Judge of the High Court
- In office 1 May 2008 – 1 October 2022
- Appointed by: Thabo Mbeki
- Division: Gauteng Division Limpopo Division

Personal details
- Born: Nare Frans Kgomo 13 November 1950
- Died: 19 September 2026 (aged 75)

= Frans Kgomo (Limpopo judge) =

South African judge (1950–2026)

Nare Frans Kgomo (13 November 1950 – 19 September 2026) was a South African judge of the High Court of South Africa. He served in the Limpopo Division of the High Court, but he joined the bench on 1 May 2008 as a judge of the Gauteng Division, following his shortlisting for that position in February 2008. Sitting in the Johannesburg High Court in 2010, Kgomo heard the Brett Kebble murder trial and dismissed the murder charges against Glenn Agliotti.

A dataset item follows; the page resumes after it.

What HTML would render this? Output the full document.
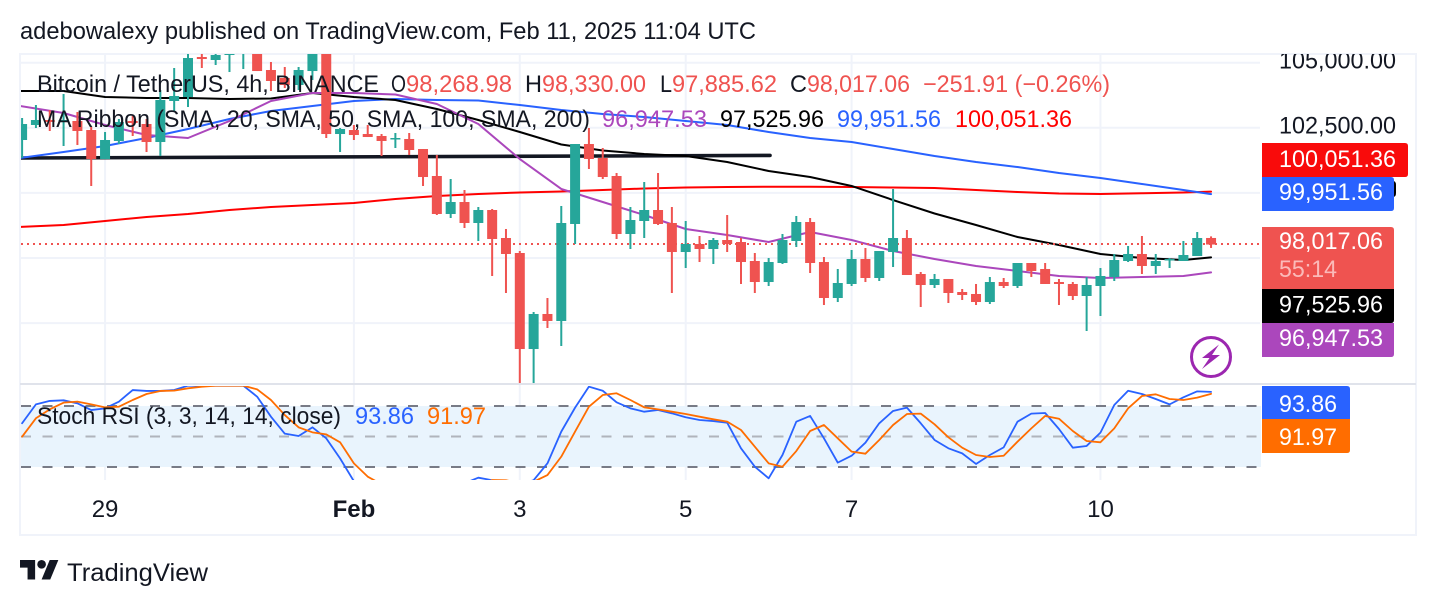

In April 2015, ahead of the appointment of the new Limpopo Division, Kgomo was one of seven candidates whom the Judicial Service Commission shortlisted and interviewed for possible appointment as inaugural Judge President of the new division. He was not recommended for the post, which instead went to Ephraim Makgoba, under whom Kgomo had worked as a young attorney.

A year later, in April 2016, Kgomo was one of three candidates – the others being Legodi Phatudi and Fikile Mokgohloa – shortlisted and interviewed for possible appointment as Deputy Judge President of the Limpopo Division. During that interview, Judicial Service Commission member Julius Malema accused Kgomo of being "sexist" after he commented that retention of women judges was low because women lawyers were attracted to civil service positions that came with "expensive motor vehicles". Mokgohloa was appointed to the deputy judge presidency instead.

In 2023, GroundUp reported that two of Kgomo's judgments in the Thohoyandou High Court had been outstanding for over three years.

Kgomo died on 19 September 2026, at the age of 75.